5G Nanosatellite

5G Nanosatellite

STATUS | Ongoing
STATUS DATE |
ACTIVITY CODE | 3E.022
5G Nanosatellite

Objectives

This mission has the research, scientific, exploratory, and business objectives listed below:

  • Evaluate the performance and feasibility of having a 5G UE Terminal based on Open Air Interface, running on an AMD RFSoC embedded on a 3U cubesat orbiting at a Sun-synchronous Orbit ~500Kms of altitude.
  • Evaluate in a real orbital testbed the adjustments and customisations that must be carried out to compensate the effect of Link Loss, Doppler Effect and Round-Trip Delay.
  • Provide Altice Labs hands-on experience in the space industry, targeting a product that is within the technological scope of its core expertise, and with designing space grade electronics and electrical systems.
  • Foster a technological, research and development and academic long-term cooperation with IST and SnT.
  • Provide valuable insights to leverage the work that is currently been developed at 3GPP under the Non-Terrestrial Network (NTN) Framework.
  • Productise a 5G UE sub-system + antenna that can later be re-used by other nanosatellite developers.
  • Productise a 5G gNB + Antennas dedicated to NTNs.  

Challenges

Main challenges customizing Open Air Interface (OAI):

  1. Porting the 5G stack: Implementing a 5G-NTN stack in a small satellite’s embedded system, based on OAI running on ARM, and offloading tasks to FPGA.
  2. Channel nonlinearity: CP-OFDM has a high peak-to-average-power ratio due to overlapping multicarrier signals causing amplitude fluctuations.
  3. Propagation delays: 3GPP specifications for TNs need revising for NTNs, including access controllers, power control loops, timing relationships, and hybrid automatic repeat requests.
  4. Doppler shift and rate: Use a non-relativistic approach for Doppler computations due to negligible speed ratios.
  5. Handover: The 5G UE antenna will require handovers every 3-6 minutes between gNBs.

System Architecture

Each GS will have its own gNB OAI instance running and a USRP2944 radio, Low Noise Amplifier (LNA), Power Amplifier (PA) and DUPLEXER (to split the uplink and downlink frequency bands).

The antennas will be mounted on an AZ/EL rotor which will be interfaced by a Ground Station Controller developed by Altice Labs.

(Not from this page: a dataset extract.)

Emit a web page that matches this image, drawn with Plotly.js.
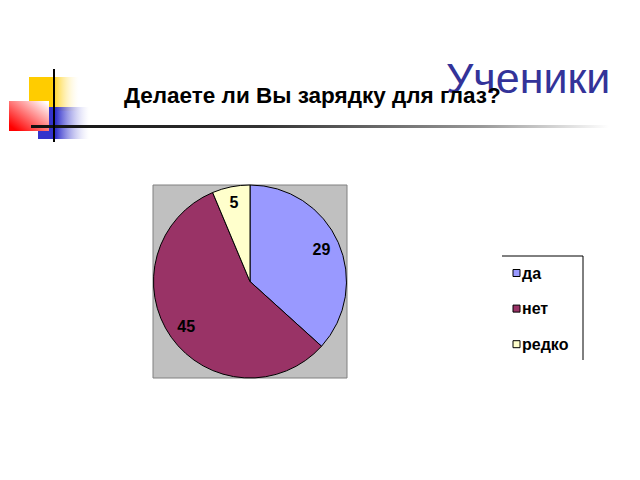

This controller will use the following input variables to track the satellite:

  • Expected TLE obtained from celestrak.org or customized TLE.
  • GNSS data (location of the GS and time reference).
  • Data from a IMU attached to the antenna boom (to confirm the heading and tilt of the antenna).
  • Feedback from the GNSS onboard.

The gain of the GS antenna will be ~17dBi thus pointing and tracking will be relevant.

Plan

The project is divided into several phases: Definition Phase, Technology Phase 1, Technology Phase 2, Product Phase, and Demonstration Phase.

  • In the first phase, the concept of operations and the 5G UE/gNB NTN and the CubeSat architecture requirements were defined.
  • In the next one, it integrates the 5G UE OAI testing and the antenna system design and testing.
  • Then, Technology Phase 2 (comprising the Product Phase) covers systems qualifications testing and integration, as well as productization and final testing.
  • The Demonstration Phase starts with the satellite launch and it is expected to last twelve months.

Current Status

Currently, the Definition Phase is finished and the next one (the Technology Phase 1) is about to start.